▸ **Material**:
————
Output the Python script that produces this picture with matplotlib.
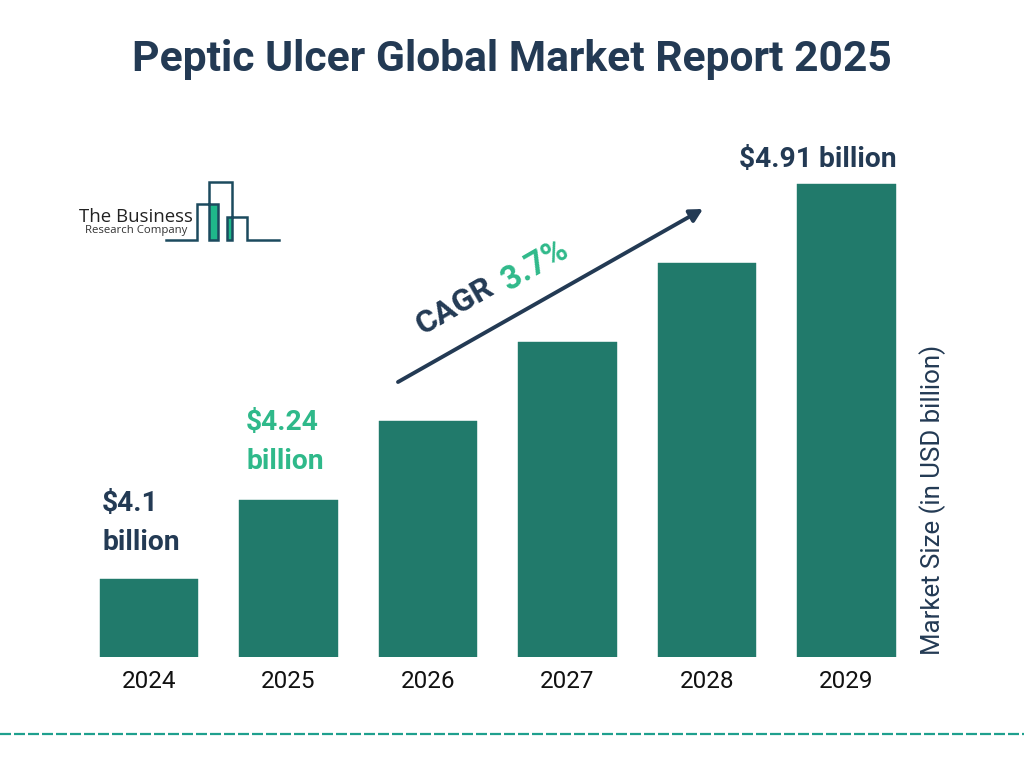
import matplotlib
matplotlib.use("Agg")
import matplotlib.pyplot as plt
from matplotlib.patches import Rectangle

plt.rcParams['font.family'] = ['Roboto', 'DejaVu Sans']

NAVY = "#233a54"
BAR = "#217a6b"
GREEN = "#2fb98a"
LOGO = "#1c4a5e"

years = ["2024", "2025", "2026", "2027", "2028", "2029"]
market_size = [4.10, 4.262, 4.424, 4.586, 4.748, 4.91]

fig = plt.figure(figsize=(10.24, 7.68), dpi=100, facecolor="white")

# bars
ax = fig.add_axes([79.25 / 1024, (768 - 657.3) / 768, 837 / 1024, 520 / 768])
ax.bar(range(len(years)), market_size, width=0.705, bottom=0, color=BAR,
       edgecolor=BAR, linewidth=0.3)
ax.set_xlim(-0.5, 5.5)
ax.set_ylim(3.94, 3.94 + 520 / 487.6)
ax.set_xticks(range(len(years)))
ax.set_xticklabels(years, fontsize=17.5, color="#111111")
ax.tick_params(axis="x", length=0, pad=9)
ax.set_yticks([])
for s in ax.spines.values():
    s.set_visible(False)
ax.patch.set_alpha(0)

# everything else is placed in pixel coordinates
ov = fig.add_axes([0, 0, 1, 1])
ov.set_xlim(0, 1024)
ov.set_ylim(768, 0)
ov.axis("off")
ov.patch.set_alpha(0)

ov.text(512, 59, "Peptic Ulcer Global Market Report 2025", fontsize=30.7, fontweight="bold",
        color=NAVY, ha="center", va="center")

ov.text(102, 523, "$4.1\nbillion", fontsize=20.3, fontweight="bold", color=NAVY,
        ha="left", va="center", linespacing=1.55)
ov.text(246, 442, "$4.24\nbillion", fontsize=20.3, fontweight="bold", color=GREEN,
        ha="left", va="center", linespacing=1.55)
ov.text(818, 160, "$4.91 billion", fontsize=20.3, fontweight="bold", color=NAVY,
        ha="center", va="center")

# CAGR arrow
ov.annotate("", xy=(703, 209), xytext=(398, 382),
            arrowprops=dict(arrowstyle="-|>,head_length=0.75,head_width=0.4", color=NAVY, lw=2.8,
                            shrinkA=0, shrinkB=0))
ov.text(455, 306, "CAGR", fontsize=23, fontweight="bold", color=NAVY, rotation=30,
        rotation_mode="anchor", ha="center", va="center")
ov.text(535, 265, "3.7%", fontsize=23.5, fontweight="bold", color=GREEN, rotation=30,
        rotation_mode="anchor", ha="center", va="center")

ov.text(933, 500, "Market Size (in USD billion)", fontsize=18.6, color=NAVY, rotation=90,
        ha="center", va="center")

# logo
ov.add_patch(Rectangle((209, 204), 9, 36, facecolor="#1fb88a", edgecolor="none"))
ov.add_patch(Rectangle((227, 217), 5, 23, facecolor="#1fb88a", edgecolor="none"))
sky_x = [166, 197, 197, 218, 218, 209, 209, 232, 232, 227, 227, 247, 247, 279]
sky_y = [240, 240, 204, 204, 240, 240, 182, 182, 240, 240, 217, 217, 240, 240]
ov.plot(sky_x, sky_y, color=LOGO, lw=1.8, solid_joinstyle="miter")
ov.text(79, 217, "The Business", fontsize=13.4, color="#222222", family="Open Sans",
        ha="left", va="center")
ov.text(85, 231, "Research Company", fontsize=8.2, color="#333333", family="Open Sans",
        ha="left", va="center")

# dashed rule at the bottom
ov.plot([0, 1024], [734, 734], color="#1fa08e", lw=1.6, linestyle=(0, (4.95, 1.35)),
        dash_capstyle="butt")

fig.savefig("out.png", dpi=100, facecolor="white")
plt.close(fig)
————
▸ **Goal**: Restate the data above word for word. Do not include the images.

▸ **The result**:
Output the Python script that produces this picture with matplotlib.
import matplotlib
matplotlib.use("Agg")
import matplotlib.pyplot as plt
from matplotlib.patches import Rectangle

plt.rcParams['font.family'] = ['Roboto', 'DejaVu Sans']

NAVY = "#233a54"
BAR = "#217a6b"
GREEN = "#2fb98a"
LOGO = "#1c4a5e"

years = ["2024", "2025", "2026", "2027", "2028", "2029"]
market_size = [4.10, 4.262, 4.424, 4.586, 4.748, 4.91]

fig = plt.figure(figsize=(10.24, 7.68), dpi=100, facecolor="white")

# bars
ax = fig.add_axes([79.25 / 1024, (768 - 657.3) / 768, 837 / 1024, 520 / 768])
ax.bar(range(len(years)), market_size, width=0.705, bottom=0, color=BAR,
       edgecolor=BAR, linewidth=0.3)
ax.set_xlim(-0.5, 5.5)
ax.set_ylim(3.94, 3.94 + 520 / 487.6)
ax.set_xticks(range(len(years)))
ax.set_xticklabels(years, fontsize=17.5, color="#111111")
ax.tick_params(axis="x", length=0, pad=9)
ax.set_yticks([])
for s in ax.spines.values():
    s.set_visible(False)
ax.patch.set_alpha(0)

# everything else is placed in pixel coordinates
ov = fig.add_axes([0, 0, 1, 1])
ov.set_xlim(0, 1024)
ov.set_ylim(768, 0)
ov.axis("off")
ov.patch.set_alpha(0)

ov.text(512, 59, "Peptic Ulcer Global Market Report 2025", fontsize=30.7, fontweight="bold",
        color=NAVY, ha="center", va="center")

ov.text(102, 523, "$4.1\nbillion", fontsize=20.3, fontweight="bold", color=NAVY,
        ha="left", va="center", linespacing=1.55)
ov.text(246, 442, "$4.24\nbillion", fontsize=20.3, fontweight="bold", color=GREEN,
        ha="left", va="center", linespacing=1.55)
ov.text(818, 160, "$4.91 billion", fontsize=20.3, fontweight="bold", color=NAVY,
        ha="center", va="center")

# CAGR arrow
ov.annotate("", xy=(703, 209), xytext=(398, 382),
            arrowprops=dict(arrowstyle="-|>,head_length=0.75,head_width=0.4", color=NAVY, lw=2.8,
                            shrinkA=0, shrinkB=0))
ov.text(455, 306, "CAGR", fontsize=23, fontweight="bold", color=NAVY, rotation=30,
        rotation_mode="anchor", ha="center", va="center")
ov.text(535, 265, "3.7%", fontsize=23.5, fontweight="bold", color=GREEN, rotation=30,
        rotation_mode="anchor", ha="center", va="center")

ov.text(933, 500, "Market Size (in USD billion)", fontsize=18.6, color=NAVY, rotation=90,
        ha="center", va="center")

# logo
ov.add_patch(Rectangle((209, 204), 9, 36, facecolor="#1fb88a", edgecolor="none"))
ov.add_patch(Rectangle((227, 217), 5, 23, facecolor="#1fb88a", edgecolor="none"))
sky_x = [166, 197, 197, 218, 218, 209, 209, 232, 232, 227, 227, 247, 247, 279]
sky_y = [240, 240, 204, 204, 240, 240, 182, 182, 240, 240, 217, 217, 240, 240]
ov.plot(sky_x, sky_y, color=LOGO, lw=1.8, solid_joinstyle="miter")
ov.text(79, 217, "The Business", fontsize=13.4, color="#222222", family="Open Sans",
        ha="left", va="center")
ov.text(85, 231, "Research Company", fontsize=8.2, color="#333333", family="Open Sans",
        ha="left", va="center")

# dashed rule at the bottom
ov.plot([0, 1024], [734, 734], color="#1fa08e", lw=1.6, linestyle=(0, (4.95, 1.35)),
        dash_capstyle="butt")

fig.savefig("out.png", dpi=100, facecolor="white")
plt.close(fig)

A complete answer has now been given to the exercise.